Unsurprisingly, my post on dominance this week received some backlash. “Are you saying dominance doesn’t exist?” some asked. “We just need to teach people how to use the word properly,” others suggested.
Let me set the record straight: I am not saying dominance does not exist. If world-class ethologists such as Marc Bekoff and Alexandra Horowitz describe situations where dogs display dominant behaviors, how can I say they are wrong? I can’t.

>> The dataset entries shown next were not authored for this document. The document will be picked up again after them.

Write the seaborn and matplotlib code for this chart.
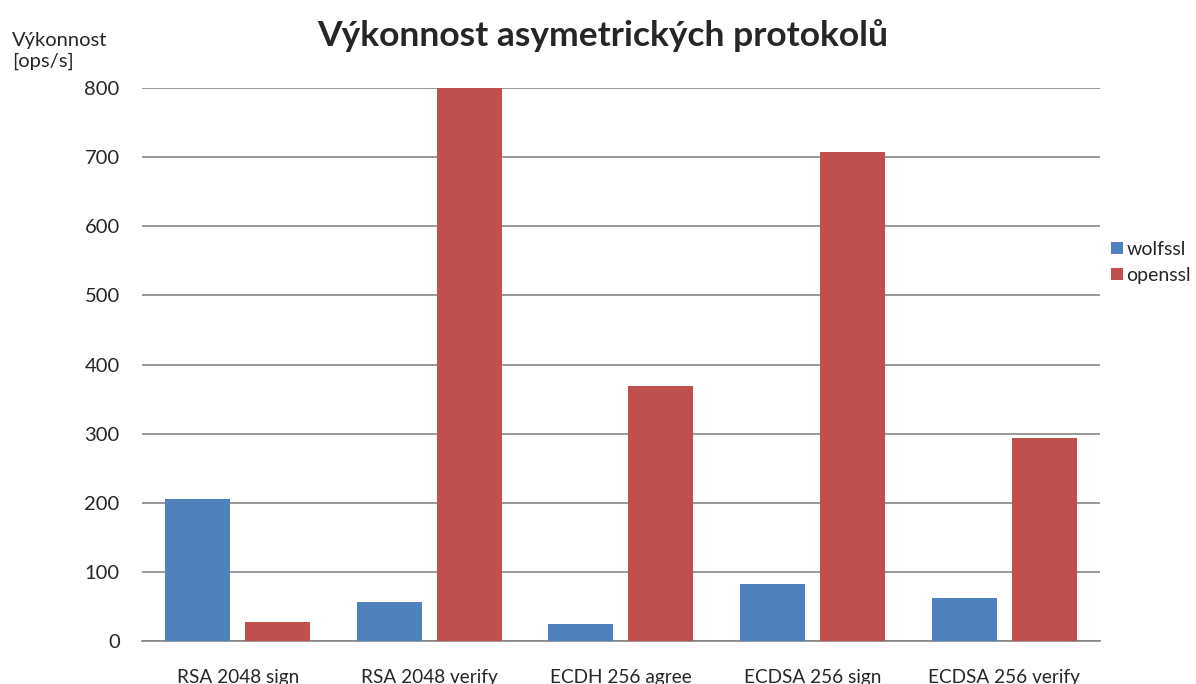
import numpy as np
import pandas as pd
import seaborn as sns
from matplotlib import pyplot as plt

sns.set_theme(style="white")
plt.rcParams['font.family'] = ['Lato', 'DejaVu Sans']

operace = ['RSA 2048 sign', 'RSA 2048 verify', 'ECDH 256 agree', 'ECDSA 256 sign', 'ECDSA 256 verify']
wolfssl = [205, 56, 25, 82, 62]
openssl = [27, 800, 369, 707, 293]
knihovny = ['wolfssl', 'openssl']
barvy = ['#4F81BD', '#C0504D']

df = pd.DataFrame({
    'operace': operace * 2,
    'hodnota': wolfssl + openssl,
    'knihovna': ['wolfssl'] * len(operace) + ['openssl'] * len(operace),
})

fig = plt.figure(figsize=(11.96, 6.84), dpi=100)
ax = fig.add_axes([0.1187, 0.0629, 0.8010, 0.8084])

sns.barplot(data=df, x='operace', y='hodnota', hue='knihovna', hue_order=knihovny,
            palette=barvy, width=0.835, gap=0.1875, saturation=1, linewidth=0,
            ax=ax, zorder=3)

ax.set_ylim(0, 800)
ax.set_yticks(np.arange(0, 801, 100))
ax.set_xlim(-0.5, len(operace) - 0.5)
ax.yaxis.grid(True, color='#868686', linewidth=1.2, zorder=0)
ax.set_axisbelow(True)
for s in ['top', 'right', 'left']:
    ax.spines[s].set_visible(False)
ax.spines['bottom'].set_color('#868686')
ax.spines['bottom'].set_linewidth(1.2)
ax.tick_params(axis='y', labelsize=14.5, pad=16, length=0)
ax.tick_params(axis='x', labelsize=13.7, pad=20, length=0)
ax.set_xlabel('')
ax.set_ylabel('')

fig.text(0.504, 0.948, 'Výkonnost asymetrických protokolů', ha='center', va='center',
         fontsize=25.5, fontweight='bold')
fig.text(0.010, 0.925, 'Výkonnost\n[ops/s]', ha='left', va='center', fontsize=14.5,
         linespacing=1.25)

ax.legend(loc='center left', bbox_to_anchor=(1.0115, 0.685), frameon=False, fontsize=14,
          handlelength=0.6, handleheight=0.6, handletextpad=0.2, labelspacing=0.45,
          borderaxespad=0, borderpad=0)

fig.savefig('out.png', dpi=100)
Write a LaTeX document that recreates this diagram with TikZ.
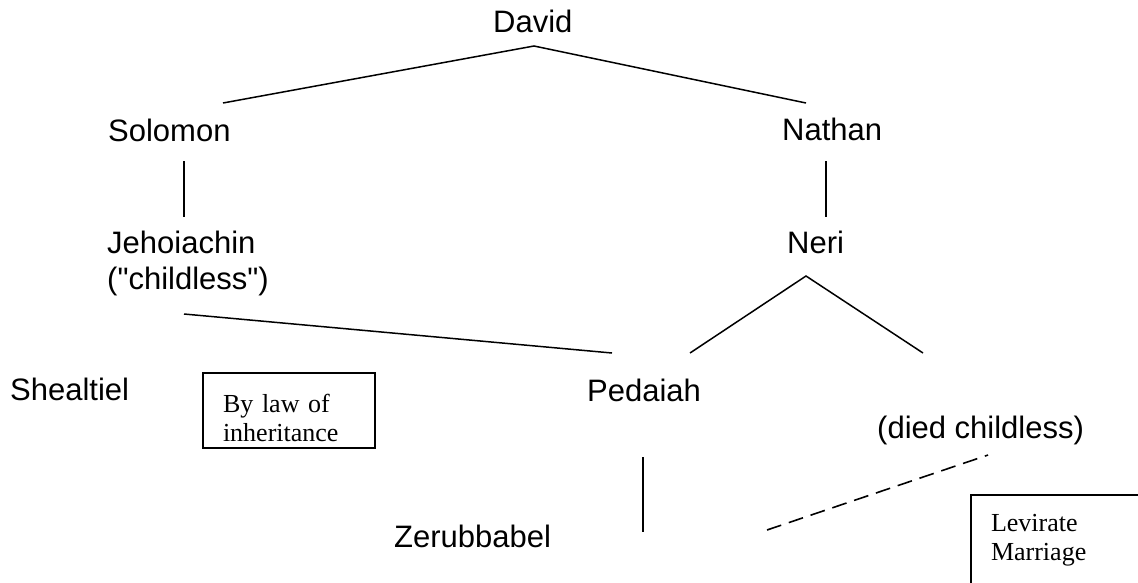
\documentclass[tikz,border=0pt]{standalone}
\usepackage{fontspec}
\setmainfont{Liberation Serif}
\newfontfamily\arialfont{Liberation Sans}
\begin{document}
\begin{tikzpicture}[x=1pt,y=-1pt,
  person/.style={font=\arialfont\fontsize{31}{36}\selectfont, inner sep=0pt, anchor=base west},
  notebox/.style={draw, line width=2pt, font=\fontsize{26}{29}\selectfont, anchor=north west,
    align=left, inner xsep=20pt},
  tree/.style={line width=1.5pt},
  vline/.style={line width=1.1pt},
  levirate/.style={line width=1.6pt, dash pattern=on 15pt off 8pt}
]
\path[use as bounding box, fill=white] (0,0) rectangle (1138,582);

% people
\node[person] (david) at (493,32) {David};
\node[person] (solomon) at (108,141) {Solomon};
\node[person] (nathan) at (782,140) {Nathan};
\node[person, align=left, anchor=north west] (jehoiachin) at (107,231) {Jehoiachin\\("childless")};
\node[person] (neri) at (787,253) {Neri};
\node[person] (shealtiel) at (10,400) {Shealtiel};
\node[person] (pedaiah) at (587,401) {Pedaiah};
\node[person] (died) at (877,438) {(died childless)};
\node[person] (zerubbabel) at (394,547) {Zerubbabel};

% notes
\node[notebox, minimum width=172pt, text width=132pt, inner ysep=7pt] (law) at (202,372) {\rule{0pt}{32pt}By law of\\inheritance};
\node[notebox, text width=150pt, inner ysep=19pt] (lev) at (970,494) {Levirate\\Marriage};

% connector end points
\coordinate (d0) at (534,46);
\coordinate (s0) at (223,103);
\coordinate (n0) at (806,103);
\coordinate (s1) at (184,161);
\coordinate (s2) at (184,217);
\coordinate (n1) at (826,161);
\coordinate (n2) at (826,217);
\coordinate (j0) at (184,314);
\coordinate (p0) at (612,353);
\coordinate (r0) at (806,276);
\coordinate (r1) at (690,353);
\coordinate (r2) at (923,353);
\coordinate (z0) at (643,457);
\coordinate (z1) at (643,532);
\coordinate (l0) at (767,530);
\coordinate (l1) at (988,455);

\draw[tree] (s0) -- (d0) -- (n0);
\draw[vline] (s1) -- (s2);
\draw[vline] (n1) -- (n2);
\draw[tree] (j0) -- (p0);
\draw[tree] (r1) -- (r0) -- (r2);
\draw[vline] (z0) -- (z1);
\draw[levirate] (l0) -- (l1);
\end{tikzpicture}
\end{document}
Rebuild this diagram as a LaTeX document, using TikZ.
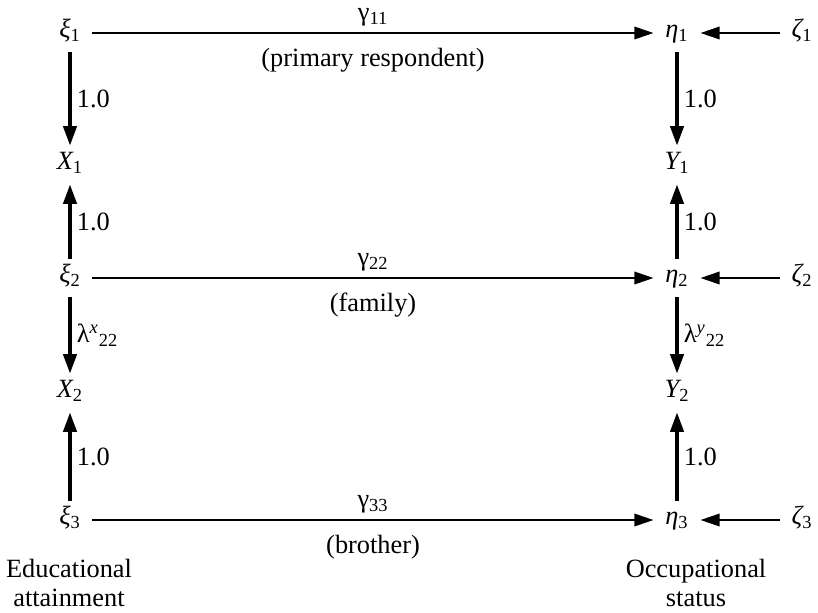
\documentclass[tikz,border=0pt]{standalone}
\usepackage{fontspec}
\setmainfont{Liberation Serif}
\usetikzlibrary{arrows.meta}
\newcommand{\lsub}[1]{\textsubscript{\upshape #1}}
\begin{document}
\begin{tikzpicture}[x=0.02cm,y=-0.02cm,
  every node/.style={font=\fontsize{15}{17}\selectfont},
  var/.style={inner sep=6.5pt, text height=1.5ex, text depth=0.4ex},
  lbl/.style={inner sep=3pt},
  path/.style={line width=1.5pt, -{Triangle[length=11pt,width=7pt]}},
  load/.style={line width=1.9pt, -{Triangle[length=11pt,width=7.5pt]}}]
\useasboundingbox (0,0) rectangle (818,612);

% latent and observed variables
\node[var] (xi1)  at (70,33)  {\itshape ξ\lsub{1}};
\node[var] (X1)   at (70,165) {\itshape X\lsub{1}};
\node[var] (xi2)  at (70,278) {\itshape ξ\lsub{2}};
\node[var] (X2)   at (70,393) {\itshape X\lsub{2}};
\node[var] (xi3)  at (70,520) {\itshape ξ\lsub{3}};

\node[var] (eta1) at (677,33)  {\itshape η\lsub{1}};
\node[var] (Y1)   at (677,165) {\itshape Y\lsub{1}};
\node[var] (eta2) at (677,278) {\itshape η\lsub{2}};
\node[var] (Y2)   at (677,393) {\itshape Y\lsub{2}};
\node[var] (eta3) at (677,520) {\itshape η\lsub{3}};

\node[var] (zeta1) at (802,33)  {\itshape ζ\lsub{1}};
\node[var] (zeta2) at (802,278) {\itshape ζ\lsub{2}};
\node[var] (zeta3) at (802,520) {\itshape ζ\lsub{3}};

% structural paths
\draw[path] (xi1) -- node[lbl,above=0pt] {γ\lsub{11}} node[lbl,below=5pt] {(primary respondent)} (eta1);
\draw[path] (xi2) -- node[lbl,above=0pt] {γ\lsub{22}} node[lbl,below=5pt] {(family)} (eta2);
\draw[path] (xi3) -- node[lbl,above=0pt] {γ\lsub{33}} node[lbl,below=5pt] {(brother)} (eta3);

% disturbances
\draw[path] (zeta1) -- (eta1);
\draw[path] (zeta2) -- (eta2);
\draw[path] (zeta3) -- (eta3);

% measurement loadings
\draw[load] (xi1) -- node[lbl,right] {1.0} (X1);
\draw[load] (xi2) -- node[lbl,right] {1.0} (X1);
\draw[load] (xi2) -- node[lbl,right] {λ\textsuperscript{\itshape x}\lsub{22}} (X2);
\draw[load] (xi3) -- node[lbl,right] {1.0} (X2);

\draw[load] (eta1) -- node[lbl,right] {1.0} (Y1);
\draw[load] (eta2) -- node[lbl,right] {1.0} (Y1);
\draw[load] (eta2) -- node[lbl,right] {λ\textsuperscript{\itshape y}\lsub{22}} (Y2);
\draw[load] (eta3) -- node[lbl,right] {1.0} (Y2);

% construct names
\node[align=center, font=\fontsize{15}{16.5}\selectfont] (edu) at (69,583) {Educational\\attainment};
\node[align=center, font=\fontsize{15}{16.5}\selectfont] (occ) at (696,583) {Occupational\\status};
\end{tikzpicture}
\end{document}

But here’s what I can say: I, personally, do not believe that an understanding of dominant behaviors is required in order to live peacefully, happily, and harmoniously with our dogs. In fact, because the D Word has been misused in the pet-dog world for so many decades and because of that it commonly leads to dogs being punished, harmed, hurt, and scared, I believe that the word is nothing short of dangerous to dogs.
So I say let’s change the conversation. I would bet my Mini Cooper that I can help you understand your dog and communicate better with your dog without ever mentioning words like dominance and submission. When it comes to understanding why dogs do things like dig, chew, bark, pull, growl, and jump, we simply need to discuss a different D Word: Dog.
The word “dominance” (as it is traditionally and improperly used in the pet-dog word) has an almost hypnotic quality: as soon as it is stated, all further inquiry into what is really going on with the dog stops.
- Dog mounts and humps another dog. Why? “Dominance.”
- Dog chews up the doorframe after you leave for work. Why? “Dominance.”
- Dog is enjoying a bully stick and growls at you when you reach in to take it away. Why? “Dominance.”
- Dog jumps up on guests when they walk in the door. Why? “Dominance.”
- Dog pulls on leash when he gets close to the dog park. Why? “Dominance.”
With this one word, we get a descriptor for pretty much every behavior dogs do that we would rather they didn’t, and because of it, people stop investigating and ultimately have no clue why their dog does any of that stuff. What’s worse is that because people use this word — which means to them that the dog is trying to show them up or is in some kind of power struggle with them — they punish the dog. What’s even worse than that? Dog training is an unregulated industry, so people who don’t actually know why dogs behave the way they do, because they live under the black shroud of the improperly used D Word, are teaching the lie to their clients.
Every dog parent I meet loves their dogs. And like me, they all want to have the strongest bond possible with their dogs. But that wasn’t possible for me until I learned the truth. I had to push my ego aside, accept Emma as the Dog she is, learn all about why she does things like pull and chew and dig and pee on my couch, so that I could help her live with Hubz and me harmoniously. When I took words and phrases like “dominant,” “stubborn,” and “refusing to listen,” out of my vocabulary and instead learned that dogs dig because they love it, not because they are being jerks, and that Emma pulls because she wants to sniff her environment, not because she is stubborn, Ems and I fell madly in love with each other.
Knowledge is the key, and that is why I am working so hard with The Academy for Dog Trainers to build the iSpeakDog website. We want to share the real story with you so that you can feel the same joy we feel with our dogs. Isn’t that why we got our dogs in the first place?
Now, can we please stop talking about dominance? I’m going to have to enter a body building competition after this week. How many push-ups do I have to do from writing this post? Oy.